What’s your favorite Clint Eastwood movie?

Skarlatos: “I got Bridges of Madison County and High Plains Drifter.”

Really? Bridges of Madison County? I would think Unforgiven

Skarlatos: “That’s what I like about [Bridges of Madison County], though. Because it’s not a stereotypical Clint Eastwood role. I watched it after we did the movie and I was like, ‘Damn, I didn’t know he could do that.’ You know. It was almost like a surprise because you always see him in these typical Western type roles, like hero, and then he does that.”

What do you hope audiences walk away from this with?

Sadler: “I think the movie just does a good job of showing how ordinary we are.

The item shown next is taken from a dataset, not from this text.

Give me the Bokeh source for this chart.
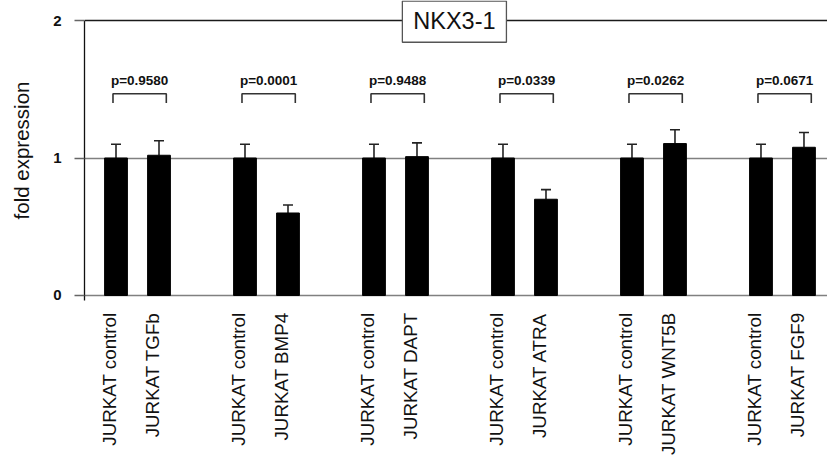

Often times, like in the headline, people hear about an off-duty service men stopping a terrorist act, they’re like, ‘Of course they would.’ The movie does a good job at showing the three of us, that none of us have seen anything like that before. We’re just three young ordinary guys, and it shows the dynamic of our friendship. It shows also that it’s just not extraordinary. It’s not something that’s just in the three of us, because a lot of people think it’s some trait that we have why we acted. I think the movie does a good job at showing, depicting that anybody is capable of the extraordinary. You just don’t know until you find yourself in that situation. So hopefully that inspires people to overcome obstacles in their own life.”

The 15:17 to Paris opens wide this weekend.